Méthodes et problèmes

L'autobiographie

Natacha Allet et Laurent Jenny, © 2005
Dpt de Français moderne – Université de Genève

I.1.2. Pacte fictif

Ce lieu commun est toutefois réversible. Certains écrivains éprouvent manifestement l'impossibilité de raconter leur existence, soit qu'elle se soustraie à la mémoire, soit qu'elle se trahisse nécessairement dans l'écriture, et en viennent à énoncer un pacte rigoureusement inverse à celui que Lejeune a mis en lumière, un pacte que l'on pourrait qualifier de fictif. Ils ne postulent pas en effet que tout roman est autobiographique, mais, symétriquement, que toute autobiographie est romanesque. Dans W ou le souvenir d'enfance, par exemple, Georges Perec fait le constat du néant de sa mémoire:

Je n'ai pas de souvenir d'enfance. (p.13)

Je ne sais pas si je n'ai rien à dire, je sais que je ne dis rien; [...] je sais que ce que je dis est blanc, est neutre, est signe une fois pour toutes d'un anéantissement une fois pour toutes. (p.58-59)

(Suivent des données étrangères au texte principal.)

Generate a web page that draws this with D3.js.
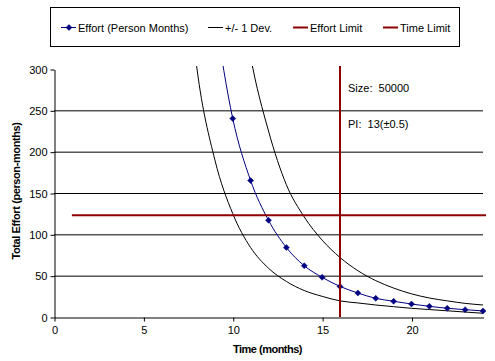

Ce néant correspond d'ailleurs à la disparition de ses parents dans son enfance, son père à la guerre et sa mère dans les camps de concentration. Perec entreprend alors de reconstituer laborieusement ses souvenirs, en les tressant avec une histoire inventée à treize ans, oubliée puis réinventée bien plus tard, une histoire intitulée W. Ce faisant, il présente ses souvenirs comme aussi hypothétiques que la fiction qu'il propose.

Sur un mode plus frivole, Alain Robbe-Grillet signale lui aussi la part de reconstruction imaginaire qui travaille son autobiographie, Le miroir qui revient. Il commence cependant par formuler, à la façon de Gide ou de Mauriac, un pacte de type fantasmatique:

Je n'ai jamais parlé d'autre chose que de moi. Comme c'était de l'intérieur, on ne s'en est guère aperçu. (p.10)

Mais il contrebalance cette assertion en écrivant:

Et c'est encore dans une fiction que je me hasarde ici. (p.13)

Il avance ainsi que l'histoire de sa vie est elle-même un roman, scellant un pacte strictement opposé à celui qu'il vient de former, un pacte fictif.

Les tenants de ce pacte ont le mérite de mettre l'accent sur la construction de sens que suppose toute mise en récit: l'histoire d'une existence, mais aussi l'histoire tout court, ne trouve sa signification que par un acte qui la construit et qu'il importe à chaque fois d'identifier. Le geste autobiographique en effet n'est nullement évident: écrire sa vie, c'est lui imposer une orientation, c'est lui donner un sens.